If you hear the original version of “Wheel in the Sky” that Robert had sung, and then you hear what Steve did with it in the studio, you knew that they were onto something. Steve just took that to the next level. And then when I joined, they wanted me to help them architect yet another sound. They were kind of tired of their old sound, and they were, like, “Been there, done that, let’s move on.” So, I gladly put my piano into the mix. I felt like, “Why not?” It was a mutual admiration society. I had no idea I was being checked out and scrutinized, but I remember seeing them [when the Babys opened for Journey]. I’d do a little piano solo, and they’d be there watching me. And we’d jam some nights when we were on tour. We’d go out to some rock 'n' roll bar and we’d get up and jam. The next thing I know, Steve’s playing drums and Neal and I are jamming to “Mustang Sally,” and John Waite’s singing lead.
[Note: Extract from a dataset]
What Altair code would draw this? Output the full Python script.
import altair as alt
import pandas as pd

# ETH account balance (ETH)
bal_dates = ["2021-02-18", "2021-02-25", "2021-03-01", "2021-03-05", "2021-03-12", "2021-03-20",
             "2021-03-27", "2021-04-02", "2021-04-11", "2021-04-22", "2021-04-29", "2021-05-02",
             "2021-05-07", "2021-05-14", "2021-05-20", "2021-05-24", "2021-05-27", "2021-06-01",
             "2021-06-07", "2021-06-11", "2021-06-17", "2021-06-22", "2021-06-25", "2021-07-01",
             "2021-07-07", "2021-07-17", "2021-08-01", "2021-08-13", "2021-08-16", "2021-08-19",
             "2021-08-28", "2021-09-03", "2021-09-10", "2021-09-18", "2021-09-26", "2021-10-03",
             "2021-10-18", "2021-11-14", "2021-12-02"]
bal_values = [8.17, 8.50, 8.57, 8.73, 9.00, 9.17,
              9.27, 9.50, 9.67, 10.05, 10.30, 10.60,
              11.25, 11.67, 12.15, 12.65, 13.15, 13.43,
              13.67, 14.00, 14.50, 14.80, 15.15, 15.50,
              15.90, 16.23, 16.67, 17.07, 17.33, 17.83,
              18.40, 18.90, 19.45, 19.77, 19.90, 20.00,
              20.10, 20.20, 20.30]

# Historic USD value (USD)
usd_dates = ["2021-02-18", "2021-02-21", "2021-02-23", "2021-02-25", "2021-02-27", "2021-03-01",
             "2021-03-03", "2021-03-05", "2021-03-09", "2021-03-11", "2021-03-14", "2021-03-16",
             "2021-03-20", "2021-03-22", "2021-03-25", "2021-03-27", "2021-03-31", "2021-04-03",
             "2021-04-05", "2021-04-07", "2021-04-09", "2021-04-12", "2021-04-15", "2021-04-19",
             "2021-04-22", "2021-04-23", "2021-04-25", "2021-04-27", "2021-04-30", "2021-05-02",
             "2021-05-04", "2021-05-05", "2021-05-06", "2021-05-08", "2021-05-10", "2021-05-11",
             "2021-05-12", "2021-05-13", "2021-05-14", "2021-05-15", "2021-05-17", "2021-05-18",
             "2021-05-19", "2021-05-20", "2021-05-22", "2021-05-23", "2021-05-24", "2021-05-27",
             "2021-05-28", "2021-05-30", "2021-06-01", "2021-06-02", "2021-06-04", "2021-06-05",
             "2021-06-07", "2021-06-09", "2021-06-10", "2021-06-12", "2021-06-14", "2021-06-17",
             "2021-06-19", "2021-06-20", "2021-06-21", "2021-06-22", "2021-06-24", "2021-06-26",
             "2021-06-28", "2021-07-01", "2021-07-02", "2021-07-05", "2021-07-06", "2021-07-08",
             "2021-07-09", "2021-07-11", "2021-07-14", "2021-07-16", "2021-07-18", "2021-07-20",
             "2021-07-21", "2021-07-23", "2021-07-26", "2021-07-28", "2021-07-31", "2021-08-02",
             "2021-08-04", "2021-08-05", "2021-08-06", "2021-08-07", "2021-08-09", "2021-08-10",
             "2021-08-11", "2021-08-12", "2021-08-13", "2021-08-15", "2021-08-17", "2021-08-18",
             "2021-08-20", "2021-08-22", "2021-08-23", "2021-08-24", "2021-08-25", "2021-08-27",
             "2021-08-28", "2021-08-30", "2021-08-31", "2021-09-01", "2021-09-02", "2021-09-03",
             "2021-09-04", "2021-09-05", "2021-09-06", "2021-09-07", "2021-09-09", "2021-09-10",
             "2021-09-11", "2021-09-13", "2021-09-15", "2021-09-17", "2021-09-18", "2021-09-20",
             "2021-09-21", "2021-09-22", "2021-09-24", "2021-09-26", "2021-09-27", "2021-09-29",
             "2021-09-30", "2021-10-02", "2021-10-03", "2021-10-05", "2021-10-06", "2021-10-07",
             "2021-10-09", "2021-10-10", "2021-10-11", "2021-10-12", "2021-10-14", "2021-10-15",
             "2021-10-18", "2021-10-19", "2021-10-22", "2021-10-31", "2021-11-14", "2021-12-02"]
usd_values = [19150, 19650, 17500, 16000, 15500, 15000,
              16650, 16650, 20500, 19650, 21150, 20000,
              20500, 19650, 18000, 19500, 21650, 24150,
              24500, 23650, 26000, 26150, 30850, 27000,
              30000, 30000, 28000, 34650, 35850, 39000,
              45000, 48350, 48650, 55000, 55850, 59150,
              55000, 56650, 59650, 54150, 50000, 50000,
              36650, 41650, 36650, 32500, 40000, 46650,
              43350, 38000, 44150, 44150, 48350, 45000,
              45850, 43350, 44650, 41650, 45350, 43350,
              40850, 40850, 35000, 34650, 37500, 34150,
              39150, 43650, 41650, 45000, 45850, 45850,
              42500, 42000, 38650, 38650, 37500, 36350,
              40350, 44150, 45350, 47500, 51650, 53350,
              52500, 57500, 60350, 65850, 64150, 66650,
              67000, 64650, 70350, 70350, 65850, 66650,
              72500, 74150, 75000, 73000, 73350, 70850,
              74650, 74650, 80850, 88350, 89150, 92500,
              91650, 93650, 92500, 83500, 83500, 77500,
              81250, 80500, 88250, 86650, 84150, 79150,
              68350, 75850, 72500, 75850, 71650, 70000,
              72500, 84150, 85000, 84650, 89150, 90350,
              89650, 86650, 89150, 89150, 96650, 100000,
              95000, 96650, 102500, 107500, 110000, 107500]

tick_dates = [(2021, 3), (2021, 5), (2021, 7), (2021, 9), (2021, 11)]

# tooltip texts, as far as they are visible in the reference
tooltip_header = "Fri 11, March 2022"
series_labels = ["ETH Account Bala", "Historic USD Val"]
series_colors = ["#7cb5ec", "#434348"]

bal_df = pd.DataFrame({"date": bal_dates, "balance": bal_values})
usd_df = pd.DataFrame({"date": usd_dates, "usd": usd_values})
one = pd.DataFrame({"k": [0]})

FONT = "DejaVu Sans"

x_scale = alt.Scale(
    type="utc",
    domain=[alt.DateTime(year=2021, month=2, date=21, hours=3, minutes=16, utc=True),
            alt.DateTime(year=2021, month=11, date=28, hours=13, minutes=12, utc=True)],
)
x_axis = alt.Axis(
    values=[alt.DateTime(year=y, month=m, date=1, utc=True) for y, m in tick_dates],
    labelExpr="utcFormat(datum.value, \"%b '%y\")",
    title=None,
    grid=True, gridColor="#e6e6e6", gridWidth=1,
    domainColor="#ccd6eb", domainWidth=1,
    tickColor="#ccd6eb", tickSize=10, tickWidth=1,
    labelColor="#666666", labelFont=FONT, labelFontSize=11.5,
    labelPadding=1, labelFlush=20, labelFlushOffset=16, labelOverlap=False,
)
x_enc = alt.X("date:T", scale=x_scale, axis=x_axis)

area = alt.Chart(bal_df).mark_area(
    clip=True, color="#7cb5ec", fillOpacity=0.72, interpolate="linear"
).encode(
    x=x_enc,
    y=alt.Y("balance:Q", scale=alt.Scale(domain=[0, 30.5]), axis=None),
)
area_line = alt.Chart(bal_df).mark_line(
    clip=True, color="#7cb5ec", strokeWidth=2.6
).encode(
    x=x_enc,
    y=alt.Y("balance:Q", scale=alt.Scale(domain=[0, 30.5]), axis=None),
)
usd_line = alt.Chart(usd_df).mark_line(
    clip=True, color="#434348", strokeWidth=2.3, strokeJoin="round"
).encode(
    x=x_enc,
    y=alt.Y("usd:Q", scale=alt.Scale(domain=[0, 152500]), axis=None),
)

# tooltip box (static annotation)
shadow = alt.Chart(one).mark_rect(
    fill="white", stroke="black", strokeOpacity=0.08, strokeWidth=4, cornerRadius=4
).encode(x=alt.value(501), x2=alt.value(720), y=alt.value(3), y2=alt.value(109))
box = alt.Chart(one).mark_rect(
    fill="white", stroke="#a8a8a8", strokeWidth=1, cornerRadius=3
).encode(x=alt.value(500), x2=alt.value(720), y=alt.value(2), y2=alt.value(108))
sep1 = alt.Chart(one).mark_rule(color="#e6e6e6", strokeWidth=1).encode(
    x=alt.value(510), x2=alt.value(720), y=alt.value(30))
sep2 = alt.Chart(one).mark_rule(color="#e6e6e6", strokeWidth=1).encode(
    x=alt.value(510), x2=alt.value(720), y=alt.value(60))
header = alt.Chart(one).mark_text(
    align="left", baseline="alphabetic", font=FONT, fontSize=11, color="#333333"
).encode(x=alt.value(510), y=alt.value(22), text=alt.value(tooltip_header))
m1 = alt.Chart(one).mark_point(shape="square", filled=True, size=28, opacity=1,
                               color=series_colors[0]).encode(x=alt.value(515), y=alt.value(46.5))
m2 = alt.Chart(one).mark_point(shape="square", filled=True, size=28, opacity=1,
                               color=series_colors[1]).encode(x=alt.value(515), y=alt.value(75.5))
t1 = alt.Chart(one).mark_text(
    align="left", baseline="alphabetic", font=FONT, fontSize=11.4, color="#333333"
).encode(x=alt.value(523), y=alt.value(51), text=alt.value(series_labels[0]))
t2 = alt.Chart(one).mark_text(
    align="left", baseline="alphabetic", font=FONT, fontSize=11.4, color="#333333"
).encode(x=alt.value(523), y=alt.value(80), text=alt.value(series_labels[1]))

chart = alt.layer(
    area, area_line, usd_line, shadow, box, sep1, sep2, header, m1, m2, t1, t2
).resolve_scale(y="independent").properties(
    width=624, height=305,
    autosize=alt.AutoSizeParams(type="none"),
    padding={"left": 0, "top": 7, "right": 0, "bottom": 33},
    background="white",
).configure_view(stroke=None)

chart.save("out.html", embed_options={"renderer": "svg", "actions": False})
It was crazy! Or “Hold On, I’m Coming,” and they’re trading off lead vocals – John Waite and Steve Perry. It was impossibly cool. So, we had kind of already broken bread. But when you get that phone call? “Uh, wow. Sure, okay. I’m in!”

Check Out Journey's Video Game

Which would you say is the more definitively ‘80s moment: Journey contributing to the Tron soundtrack, or Journey getting their own video game?
It’s got to be the video game, right? [Laughs.] I mean, that’s a total milestone. The Tron thing was fun, but I don’t understand why we ended up being background music. They could’ve at least blasted us for half a minute. But we went to see the movie, and we were underwhelmed. We were, like, “Why are you burying us? That could’ve been anyone!”

Where do things stand with Journey at this point? Will there be another album anytime soon?
I don’t know. We kick around the idea. We’ll see. We’ll see how it goes out there. They cost a lot to make, you know? I certainly won’t say there won’t be another one. I think we will do another one when the time’s right. I’ve been writing a lot of worship music, but I’ve started writing other songs again, so – yeah, I feel like we could do another album. If it’s the right time and the right place, I think we could have a go at it. Why not?

The Guardian recently ran a piece which suggested that changes in the lineup of a band don’t really matter. Are you surprised that Journey has managed to survive so many such changes over the years?
I am, and I feel like we’ve dodged a lot of bullets. I’m grateful, and I give all credit to the songs and to the fans. You’ve got to have great songs, and you’ve got to have the fans that’ll stand by you. And, boy, they sure have been loyal. That’s why we’re in the Rock and Roll Hall of Fame!